Short task
Every record that follows should be printed verbatim.

--- START ---

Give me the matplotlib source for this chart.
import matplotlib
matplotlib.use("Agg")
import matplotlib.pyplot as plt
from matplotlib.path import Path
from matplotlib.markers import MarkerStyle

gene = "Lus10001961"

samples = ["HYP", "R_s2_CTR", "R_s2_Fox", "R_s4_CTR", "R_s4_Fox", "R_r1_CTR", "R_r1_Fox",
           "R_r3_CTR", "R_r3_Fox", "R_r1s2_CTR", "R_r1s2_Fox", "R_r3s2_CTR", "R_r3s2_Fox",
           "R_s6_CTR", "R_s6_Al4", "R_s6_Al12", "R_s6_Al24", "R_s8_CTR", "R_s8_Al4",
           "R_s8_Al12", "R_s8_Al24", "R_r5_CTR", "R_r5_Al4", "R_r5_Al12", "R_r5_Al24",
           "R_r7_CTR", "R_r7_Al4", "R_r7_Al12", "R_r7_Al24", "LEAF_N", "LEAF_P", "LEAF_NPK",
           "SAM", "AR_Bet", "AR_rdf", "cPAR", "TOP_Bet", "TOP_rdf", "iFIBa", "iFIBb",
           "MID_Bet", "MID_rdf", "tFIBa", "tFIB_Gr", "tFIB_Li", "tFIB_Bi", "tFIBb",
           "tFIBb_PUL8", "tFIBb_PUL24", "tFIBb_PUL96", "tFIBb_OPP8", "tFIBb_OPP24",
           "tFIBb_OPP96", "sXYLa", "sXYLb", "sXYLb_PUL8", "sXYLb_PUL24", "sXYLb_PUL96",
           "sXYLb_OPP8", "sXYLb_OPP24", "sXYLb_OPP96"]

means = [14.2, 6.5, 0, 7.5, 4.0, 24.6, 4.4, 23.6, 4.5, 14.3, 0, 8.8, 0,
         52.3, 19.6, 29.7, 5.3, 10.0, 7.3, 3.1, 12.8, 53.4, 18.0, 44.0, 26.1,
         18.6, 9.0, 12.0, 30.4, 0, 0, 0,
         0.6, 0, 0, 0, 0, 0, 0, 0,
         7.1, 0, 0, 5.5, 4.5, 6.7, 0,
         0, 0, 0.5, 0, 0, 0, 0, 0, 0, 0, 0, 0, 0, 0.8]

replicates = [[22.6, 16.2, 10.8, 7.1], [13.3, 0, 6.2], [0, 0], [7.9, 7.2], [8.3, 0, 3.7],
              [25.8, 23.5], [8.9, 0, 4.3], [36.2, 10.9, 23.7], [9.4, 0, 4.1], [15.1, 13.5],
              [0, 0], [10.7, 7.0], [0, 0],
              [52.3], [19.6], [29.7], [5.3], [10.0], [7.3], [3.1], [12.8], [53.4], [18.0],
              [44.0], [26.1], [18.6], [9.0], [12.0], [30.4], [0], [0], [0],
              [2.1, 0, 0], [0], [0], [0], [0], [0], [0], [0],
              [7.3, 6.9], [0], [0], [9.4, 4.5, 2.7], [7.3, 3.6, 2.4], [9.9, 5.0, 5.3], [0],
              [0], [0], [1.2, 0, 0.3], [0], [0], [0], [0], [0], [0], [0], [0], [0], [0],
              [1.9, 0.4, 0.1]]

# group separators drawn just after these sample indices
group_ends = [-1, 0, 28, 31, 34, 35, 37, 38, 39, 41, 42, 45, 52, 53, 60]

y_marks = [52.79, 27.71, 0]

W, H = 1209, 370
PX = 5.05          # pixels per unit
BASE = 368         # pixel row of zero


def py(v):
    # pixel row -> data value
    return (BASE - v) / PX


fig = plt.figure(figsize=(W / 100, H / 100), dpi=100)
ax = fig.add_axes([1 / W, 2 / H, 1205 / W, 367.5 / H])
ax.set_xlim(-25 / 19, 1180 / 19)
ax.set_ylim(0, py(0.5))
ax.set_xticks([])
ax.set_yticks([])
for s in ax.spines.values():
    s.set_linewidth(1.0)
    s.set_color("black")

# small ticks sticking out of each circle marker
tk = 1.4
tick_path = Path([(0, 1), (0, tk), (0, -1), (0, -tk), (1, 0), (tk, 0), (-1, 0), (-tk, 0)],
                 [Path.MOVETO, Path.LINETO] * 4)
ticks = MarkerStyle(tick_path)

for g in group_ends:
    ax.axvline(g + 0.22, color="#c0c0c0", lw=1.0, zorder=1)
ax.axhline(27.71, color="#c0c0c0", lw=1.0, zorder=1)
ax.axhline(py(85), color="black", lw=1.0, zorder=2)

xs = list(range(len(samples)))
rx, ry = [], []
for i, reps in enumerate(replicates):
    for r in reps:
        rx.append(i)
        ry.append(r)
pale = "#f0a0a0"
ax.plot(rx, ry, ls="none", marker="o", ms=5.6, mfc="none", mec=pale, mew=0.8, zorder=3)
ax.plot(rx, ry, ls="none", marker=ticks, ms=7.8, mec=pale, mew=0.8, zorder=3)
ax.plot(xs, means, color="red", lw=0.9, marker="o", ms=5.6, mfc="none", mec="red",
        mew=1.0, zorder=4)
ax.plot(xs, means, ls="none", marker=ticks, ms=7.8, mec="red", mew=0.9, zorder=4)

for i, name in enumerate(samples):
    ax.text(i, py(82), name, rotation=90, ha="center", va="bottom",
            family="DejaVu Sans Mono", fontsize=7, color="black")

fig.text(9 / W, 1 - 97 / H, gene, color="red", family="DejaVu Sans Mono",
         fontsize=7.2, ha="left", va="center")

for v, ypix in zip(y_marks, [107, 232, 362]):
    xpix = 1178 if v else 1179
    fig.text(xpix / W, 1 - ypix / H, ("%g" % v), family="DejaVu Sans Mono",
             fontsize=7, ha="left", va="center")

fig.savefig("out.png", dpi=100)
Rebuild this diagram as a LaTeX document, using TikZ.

--- END ---

Finished exercise
Give me the matplotlib source for this chart.
import matplotlib
matplotlib.use("Agg")
import matplotlib.pyplot as plt
from matplotlib.path import Path
from matplotlib.markers import MarkerStyle

gene = "Lus10001961"

samples = ["HYP", "R_s2_CTR", "R_s2_Fox", "R_s4_CTR", "R_s4_Fox", "R_r1_CTR", "R_r1_Fox",
           "R_r3_CTR", "R_r3_Fox", "R_r1s2_CTR", "R_r1s2_Fox", "R_r3s2_CTR", "R_r3s2_Fox",
           "R_s6_CTR", "R_s6_Al4", "R_s6_Al12", "R_s6_Al24", "R_s8_CTR", "R_s8_Al4",
           "R_s8_Al12", "R_s8_Al24", "R_r5_CTR", "R_r5_Al4", "R_r5_Al12", "R_r5_Al24",
           "R_r7_CTR", "R_r7_Al4", "R_r7_Al12", "R_r7_Al24", "LEAF_N", "LEAF_P", "LEAF_NPK",
           "SAM", "AR_Bet", "AR_rdf", "cPAR", "TOP_Bet", "TOP_rdf", "iFIBa", "iFIBb",
           "MID_Bet", "MID_rdf", "tFIBa", "tFIB_Gr", "tFIB_Li", "tFIB_Bi", "tFIBb",
           "tFIBb_PUL8", "tFIBb_PUL24", "tFIBb_PUL96", "tFIBb_OPP8", "tFIBb_OPP24",
           "tFIBb_OPP96", "sXYLa", "sXYLb", "sXYLb_PUL8", "sXYLb_PUL24", "sXYLb_PUL96",
           "sXYLb_OPP8", "sXYLb_OPP24", "sXYLb_OPP96"]

means = [14.2, 6.5, 0, 7.5, 4.0, 24.6, 4.4, 23.6, 4.5, 14.3, 0, 8.8, 0,
         52.3, 19.6, 29.7, 5.3, 10.0, 7.3, 3.1, 12.8, 53.4, 18.0, 44.0, 26.1,
         18.6, 9.0, 12.0, 30.4, 0, 0, 0,
         0.6, 0, 0, 0, 0, 0, 0, 0,
         7.1, 0, 0, 5.5, 4.5, 6.7, 0,
         0, 0, 0.5, 0, 0, 0, 0, 0, 0, 0, 0, 0, 0, 0.8]

replicates = [[22.6, 16.2, 10.8, 7.1], [13.3, 0, 6.2], [0, 0], [7.9, 7.2], [8.3, 0, 3.7],
              [25.8, 23.5], [8.9, 0, 4.3], [36.2, 10.9, 23.7], [9.4, 0, 4.1], [15.1, 13.5],
              [0, 0], [10.7, 7.0], [0, 0],
              [52.3], [19.6], [29.7], [5.3], [10.0], [7.3], [3.1], [12.8], [53.4], [18.0],
              [44.0], [26.1], [18.6], [9.0], [12.0], [30.4], [0], [0], [0],
              [2.1, 0, 0], [0], [0], [0], [0], [0], [0], [0],
              [7.3, 6.9], [0], [0], [9.4, 4.5, 2.7], [7.3, 3.6, 2.4], [9.9, 5.0, 5.3], [0],
              [0], [0], [1.2, 0, 0.3], [0], [0], [0], [0], [0], [0], [0], [0], [0], [0],
              [1.9, 0.4, 0.1]]

# group separators drawn just after these sample indices
group_ends = [-1, 0, 28, 31, 34, 35, 37, 38, 39, 41, 42, 45, 52, 53, 60]

y_marks = [52.79, 27.71, 0]

W, H = 1209, 370
PX = 5.05          # pixels per unit
BASE = 368         # pixel row of zero


def py(v):
    # pixel row -> data value
    return (BASE - v) / PX


fig = plt.figure(figsize=(W / 100, H / 100), dpi=100)
ax = fig.add_axes([1 / W, 2 / H, 1205 / W, 367.5 / H])
ax.set_xlim(-25 / 19, 1180 / 19)
ax.set_ylim(0, py(0.5))
ax.set_xticks([])
ax.set_yticks([])
for s in ax.spines.values():
    s.set_linewidth(1.0)
    s.set_color("black")

# small ticks sticking out of each circle marker
tk = 1.4
tick_path = Path([(0, 1), (0, tk), (0, -1), (0, -tk), (1, 0), (tk, 0), (-1, 0), (-tk, 0)],
                 [Path.MOVETO, Path.LINETO] * 4)
ticks = MarkerStyle(tick_path)

for g in group_ends:
    ax.axvline(g + 0.22, color="#c0c0c0", lw=1.0, zorder=1)
ax.axhline(27.71, color="#c0c0c0", lw=1.0, zorder=1)
ax.axhline(py(85), color="black", lw=1.0, zorder=2)

xs = list(range(len(samples)))
rx, ry = [], []
for i, reps in enumerate(replicates):
    for r in reps:
        rx.append(i)
        ry.append(r)
pale = "#f0a0a0"
ax.plot(rx, ry, ls="none", marker="o", ms=5.6, mfc="none", mec=pale, mew=0.8, zorder=3)
ax.plot(rx, ry, ls="none", marker=ticks, ms=7.8, mec=pale, mew=0.8, zorder=3)
ax.plot(xs, means, color="red", lw=0.9, marker="o", ms=5.6, mfc="none", mec="red",
        mew=1.0, zorder=4)
ax.plot(xs, means, ls="none", marker=ticks, ms=7.8, mec="red", mew=0.9, zorder=4)

for i, name in enumerate(samples):
    ax.text(i, py(82), name, rotation=90, ha="center", va="bottom",
            family="DejaVu Sans Mono", fontsize=7, color="black")

fig.text(9 / W, 1 - 97 / H, gene, color="red", family="DejaVu Sans Mono",
         fontsize=7.2, ha="left", va="center")

for v, ypix in zip(y_marks, [107, 232, 362]):
    xpix = 1178 if v else 1179
    fig.text(xpix / W, 1 - ypix / H, ("%g" % v), family="DejaVu Sans Mono",
             fontsize=7, ha="left", va="center")

fig.savefig("out.png", dpi=100)
Rebuild this diagram as a LaTeX document, using TikZ.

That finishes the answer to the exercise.